National Email
Developing national email providers has also been a component of government efforts to control and access online content and activities. In 2012, Reza Taghipour, Minister of Telecommunication in the Ahmadinejad administration, wrote letters to his deputy and the Central Bank of Iran insisting on the use of domestic email services. He noted that Article 46 regarding informational security objectives in the law concerning the five-year development plan called for banks and communication operators to stop using email services such as Yahoo, Gmail, and Outlook and to instead use nationally-hosted email programs listed by Iran’s Internet National Development Management Center.
This Center issued a list of agencies that offered (national) email services, and all government offices were required to use such email services, for example those ending with “iran.ir,” “post.ir,” and “.chmail.” Moreover, in order to register for the email services, users were required to give their National ID number (similar to, for example, a social security number in the United States), their address, and their phone number.

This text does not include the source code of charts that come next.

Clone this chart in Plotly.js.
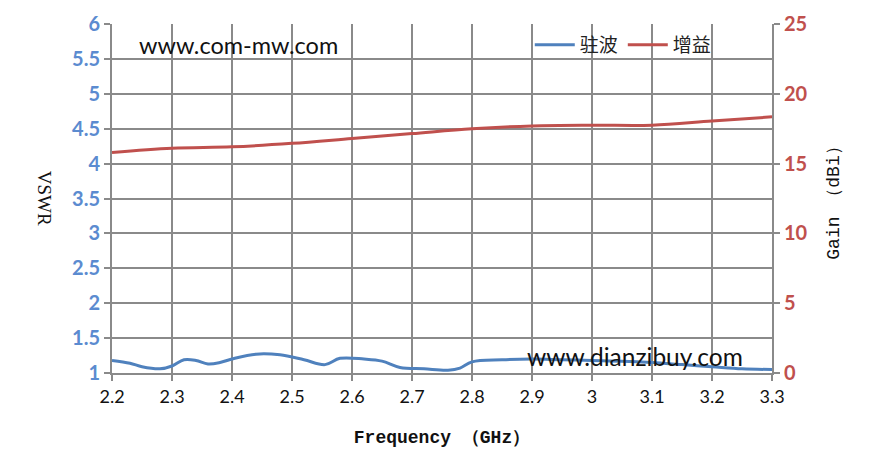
<!DOCTYPE html>
<html><head><meta charset="utf-8">
<script src="https://cdn.plot.ly/plotly-3.0.1.min.js"></script>
<style>html,body{margin:0;padding:0;background:#fff}#chart{width:879px;height:469px}</style>
</head><body><div id="chart"></div>
<script>
var vswrFreq = [2.20,2.23,2.25,2.28,2.30,2.32,2.34,2.36,2.38,2.40,2.44,2.48,2.52,2.555,2.58,2.62,2.65,2.68,2.72,2.76,2.78,2.80,2.85,2.90,2.95,3.00,3.05,3.10,3.15,3.20,3.25,3.30];
var vswrVals = [1.18,1.14,1.09,1.06,1.10,1.19,1.18,1.13,1.15,1.20,1.27,1.26,1.19,1.12,1.21,1.20,1.17,1.08,1.06,1.04,1.07,1.16,1.19,1.20,1.19,1.18,1.17,1.15,1.12,1.09,1.06,1.05];
var gainFreq = [2.2,2.3,2.4,2.5,2.6,2.7,2.8,2.9,3.0,3.1,3.2,3.3];
var gainVals = [15.8,16.1,16.2,16.45,16.8,17.15,17.5,17.7,17.75,17.75,18.05,18.35];
var seriesNames = ['驻波','增益'];
var xTitle = 'Frequency （GHz）';
var yTitle = 'VSWR';
var y2Title = 'Gain （dBi）';
var watermarks = ['www.com-mw.com','www.dianzibuy.com'];

var grid = '#8a8a8a';
var data = [
  {x: vswrFreq, y: vswrVals, name: seriesNames[0], type: 'scatter', mode: 'lines',
   line: {color: '#4f81bd', width: 3, shape: 'spline'}, yaxis: 'y'},
  {x: gainFreq, y: gainVals, name: seriesNames[1], type: 'scatter', mode: 'lines',
   line: {color: '#c0504d', width: 3, shape: 'spline'}, yaxis: 'y2'}
];
var layout = {
  width: 879, height: 469,
  margin: {l: 112, r: 107, t: 24, b: 96},
  paper_bgcolor: '#fff', plot_bgcolor: '#fff',
  showlegend: true,
  legend: {orientation: 'h', x: 0.633, y: 0.94, xanchor: 'left', yanchor: 'middle',
    bgcolor: 'rgba(0,0,0,0)', font: {family: 'Noto Sans CJK SC', size: 19, color: '#222'},
    itemwidth: 40},
  xaxis: {range: [2.2, 3.3], dtick: 0.1, tick0: 2.2, showgrid: true, gridcolor: grid, gridwidth: 2,
    showline: true, linecolor: grid, linewidth: 2, ticks: 'outside', ticklen: 6, tickcolor: grid, tickwidth: 2,
    zeroline: false, tickfont: {family: 'Lato', size: 18, color: '#111'},
    title: {text: xTitle, standoff: 25, font: {family: 'Liberation Mono', size: 18, color: '#111', weight: 'bold'}}},
  yaxis: {range: [1, 6], dtick: 0.5, showgrid: true, gridcolor: grid, gridwidth: 2,
    showline: true, linecolor: grid, linewidth: 2, ticks: 'outside', ticklen: 6, tickcolor: grid, tickwidth: 2,
    zeroline: false, tickfont: {family: 'Lato', size: 20, color: '#5b8bd0', weight: 'bold'}},
  yaxis2: {range: [0, 25], dtick: 5, overlaying: 'y', side: 'right', showgrid: false,
    showline: true, linecolor: grid, linewidth: 2, ticks: 'outside', ticklen: 6, tickcolor: grid, tickwidth: 2,
    zeroline: false, tickfont: {family: 'Lato', size: 20, color: '#c0504d', weight: 'bold'},
    title: {text: y2Title, standoff: 20, font: {family: 'Liberation Mono', size: 18, color: '#111'}}},
  annotations: [
    {text: yTitle, xref: 'paper', yref: 'paper', x: -0.102, y: 0.5, xanchor: 'center', yanchor: 'middle',
     textangle: 90, showarrow: false,
     font: {family: 'Liberation Serif', size: 19, color: '#111'}},
    {text: watermarks[0], xref: 'paper', yref: 'paper', x: 0.191, y: 0.94, xanchor: 'center', yanchor: 'middle',
     showarrow: false, font: {family: 'Lato', size: 23.5, color: '#111'}},
    {text: watermarks[1], xref: 'paper', yref: 'paper', x: 0.792, y: 0.046, xanchor: 'center', yanchor: 'middle',
     showarrow: false, font: {family: 'Lato', size: 24.5, color: '#111'}}
  ]
};
Plotly.newPlot('chart', data, layout, {displayModeBar: false, staticPlot: true});
</script></body></html>
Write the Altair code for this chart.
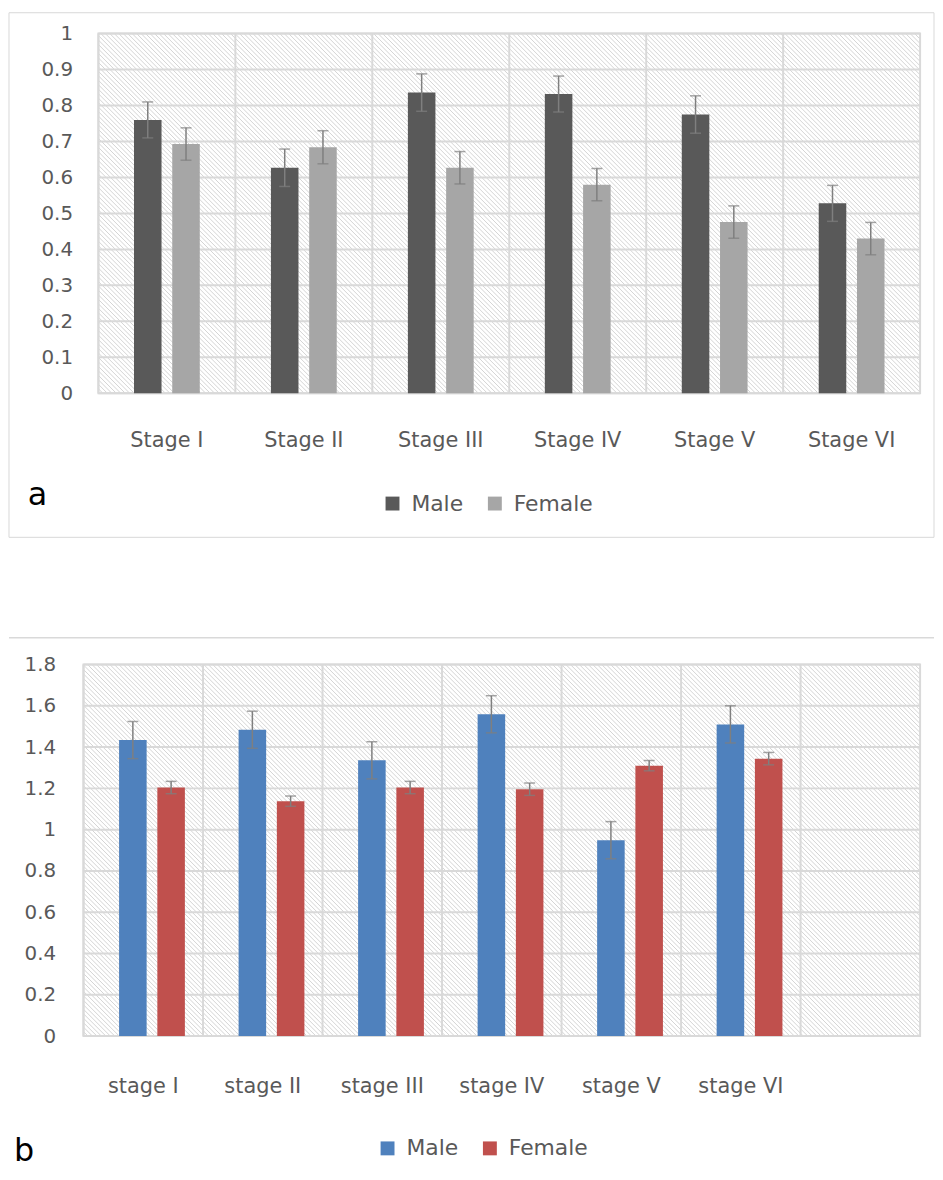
import altair as alt
import pandas as pd

# ---------------- data ----------------
stages_a = ["Stage I", "Stage II", "Stage III", "Stage IV", "Stage V", "Stage VI"]
male_a = [0.760, 0.627, 0.836, 0.832, 0.775, 0.528]
female_a = [0.693, 0.684, 0.627, 0.580, 0.476, 0.430]
male_a_err = [0.050, 0.052, 0.052, 0.050, 0.052, 0.050]
female_a_err = [0.045, 0.046, 0.045, 0.045, 0.045, 0.045]
yticks_a = [0, 0.1, 0.2, 0.3, 0.4, 0.5, 0.6, 0.7, 0.8, 0.9, 1]

stages_b = ["stage I", "stage II", "stage III", "stage IV", "stage V", "stage VI"]
male_b = [1.434, 1.484, 1.336, 1.559, 0.949, 1.510]
female_b = [1.204, 1.138, 1.204, 1.196, 1.310, 1.344]
male_b_err = [0.090, 0.090, 0.090, 0.090, 0.090, 0.090]
female_b_err = [0.030, 0.025, 0.030, 0.030, 0.025, 0.030]
yticks_b = [0, 0.2, 0.4, 0.6, 0.8, 1, 1.2, 1.4, 1.6, 1.8]

sexes = ["Male", "Female"]
FONT = "DejaVu Sans"
GRID = "#d9d9d9"
TXT = "#595959"


def make_df(stages, male, female, merr, ferr):
    rows = []
    for s, m, f, me, fe in zip(stages, male, female, merr, ferr):
        rows.append({"stage": s, "sex": "Male", "value": m, "lo": m - me, "hi": m + me})
        rows.append({"stage": s, "sex": "Female", "value": f, "lo": f - fe, "hi": f + fe})
    return pd.DataFrame(rows)


def panel(stages, df, colors, domain_x, L, R, H, yticks, ymax, ylabpad, xlabpad,
          pin, pout, letter, lx, ly, legx, legy, frame=None, topline=None):
    W = R  # plot group width
    xscale = alt.Scale(domain=domain_x, range=[L, R], paddingInner=0, paddingOuter=0)
    xaxis = alt.Axis(title=None, labelAngle=0, ticks=False, domain=False, grid=False,
                     labelPadding=xlabpad, labelFontSize=21, labelColor=TXT, labelFont=FONT)
    yscale = alt.Scale(domain=[0, ymax], nice=False)
    yaxis = alt.Axis(title=None, values=yticks, format="~g", ticks=False, domain=False,
                     grid=False, labelPadding=ylabpad, labelFontSize=20, labelColor=TXT,
                     labelFont=FONT)
    xoff = alt.XOffset("sex:N", sort=sexes, scale=alt.Scale(domain=sexes, paddingInner=pin, paddingOuter=pout))

    # hatch background (decoration)
    sp = 4.5
    n = int((R - L + H) / sp) + 2
    hatch = alt.Chart(alt.sequence(0, n, 1, as_="k")).transform_calculate(
        x0=f"{L - H} + datum.k * {sp}"
    ).transform_calculate(
        ys=f"max(0, {L} - datum.x0)", ye=f"min({H}, {R} - datum.x0)"
    ).transform_filter("datum.ys < datum.ye").transform_calculate(
        xa="datum.x0 + datum.ys", xb="datum.x0 + datum.ye"
    ).mark_rule(color="#d4d4d4", strokeWidth=1).encode(
        x=alt.X("xa:Q", scale=None, axis=None),
        x2="xb:Q",
        y=alt.Y("ys:Q", scale=None, axis=None),
        y2="ye:Q",
    )

    hgrid = alt.Chart(pd.DataFrame({"t": yticks})).mark_rule(color=GRID, strokeWidth=2).encode(
        y=alt.Y("t:Q", scale=yscale, axis=yaxis),
        x=alt.value(L), x2=alt.value(R),
    )
    vgrid = alt.Chart(pd.DataFrame({"stage": domain_x})).mark_rule(color=GRID, strokeWidth=2).encode(
        x=alt.X("stage:N", scale=xscale, axis=xaxis, bandPosition=0, sort=domain_x),
        y=alt.value(0), y2=alt.value(H),
    )
    border = alt.Chart(pd.DataFrame({"d": [0]})).mark_rect(filled=False, stroke=GRID, strokeWidth=2).encode(
        x=alt.value(L), x2=alt.value(R), y=alt.value(0), y2=alt.value(H)
    )

    bars = alt.Chart(df).mark_bar().encode(
        x=alt.X("stage:N", scale=xscale, axis=xaxis, sort=domain_x),
        xOffset=xoff,
        y=alt.Y("value:Q", scale=yscale, axis=yaxis),
        color=alt.Color("sex:N", scale=alt.Scale(domain=sexes, range=colors),
                        legend=alt.Legend(orient="none", legendX=legx, legendY=legy,
                                          direction="horizontal", title=None,
                                          symbolType="square", symbolSize=196,
                                          symbolStrokeWidth=0, labelFontSize=22,
                                          labelColor=TXT, labelFont=FONT, labelOffset=8,
                                          columnPadding=20, padding=0)),
    )
    err = alt.Chart(df).mark_rule(color="#7f7f7f", strokeWidth=1.5).encode(
        x=alt.X("stage:N", scale=xscale, axis=xaxis, sort=domain_x),
        xOffset=xoff,
        y=alt.Y("lo:Q", scale=yscale, axis=yaxis),
        y2="hi:Q",
    )
    cap_hi = alt.Chart(df).mark_tick(color="#7f7f7f", thickness=1.5, size=11).encode(
        x=alt.X("stage:N", scale=xscale, axis=xaxis, sort=domain_x),
        xOffset=xoff,
        y=alt.Y("hi:Q", scale=yscale, axis=yaxis),
    )
    cap_lo = alt.Chart(df).mark_tick(color="#7f7f7f", thickness=1.5, size=11).encode(
        x=alt.X("stage:N", scale=xscale, axis=xaxis, sort=domain_x),
        xOffset=xoff,
        y=alt.Y("lo:Q", scale=yscale, axis=yaxis),
    )
    lab = alt.Chart(pd.DataFrame({"t": [letter]})).mark_text(
        align="left", baseline="alphabetic", fontSize=32, font=FONT, color="black"
    ).encode(x=alt.value(lx), y=alt.value(ly), text="t:N")

    layers = [hatch, hgrid, vgrid, border, bars, err, cap_hi, cap_lo, lab]
    if frame is not None:
        fx1, fx2, fy1, fy2 = frame
        layers.append(alt.Chart(pd.DataFrame({"d": [0]})).mark_rect(
            filled=False, stroke=GRID, strokeWidth=1).encode(
            x=alt.value(fx1), x2=alt.value(fx2), y=alt.value(fy1), y2=alt.value(fy2)))
    if topline is not None:
        tx1, tx2, ty = topline
        layers.append(alt.Chart(pd.DataFrame({"d": [0]})).mark_rule(
            color=GRID, strokeWidth=1.5).encode(
            x=alt.value(tx1), x2=alt.value(tx2), y=alt.value(ty)))
    return alt.layer(*layers).properties(width=W, height=H)


df_a = make_df(stages_a, male_a, female_a, male_a_err, female_a_err)
df_b = make_df(stages_b, male_b, female_b, male_b_err, female_b_err)

pa = panel(stages_a, df_a, ["#595959", "#a6a6a6"], stages_a, 15, 842, 362, yticks_a, 1,
           11, 37, 0.28, 0.93, "a", -56, 474, 300, 462, frame=(-75, 856, -21, 507))
pb = panel(stages_b, df_b, ["#4f81bd", "#c0504d"], stages_b + [" "], 0, 842, 374, yticks_b, 1.8,
           28, 40, 0.32, 0.92, "b", -70, 500, 295, 476, topline=(-75, 856, -27))

chart = alt.vconcat(pa, pb, spacing=99).resolve_scale(color="independent").resolve_legend(
    color="independent"
).properties(padding=0).configure_view(stroke=None)

chart.save("out.html", embed_options={"renderer": "svg", "actions": False})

The implications of this were not lost on the citizenry of Iran, and largely explain the failure of this initiative, which, unlike the national SSL certificates, was relatively easy to discern. Government control over all aspects of the national email service, including, critically, storage of all account information on government servers inside the country (which the government has full access to), means that the government has full access to the account—the authorities can read the body of the email, access any attachments, and see any contacts. In addition, these national email services are not securely encrypted. While some of them do not use valid international SSL security certificates, others do not use any SSL certificate at all. As a result these accounts are completely open—not only to the government but to hackers as well. Moreover, the requirement that users of these national email services provide their national ID number (as well as address and phone number) means that all anonymity is gone. Once a user provides this information, they have effectively identified themselves to the government. For those engaged in political or social activism, state access to their email content would have catastrophic consequences given the government’s record of imprisoning those who engage in online activism.
To date, the government has been notably unsuccessful in this aspect of the National Network. For example, when the government required banks to open accounts only for individuals who listed a national email account, the banks found that individuals simply refused to open accounts at those institutions. The banks subsequently dropped the requirement of a national email account.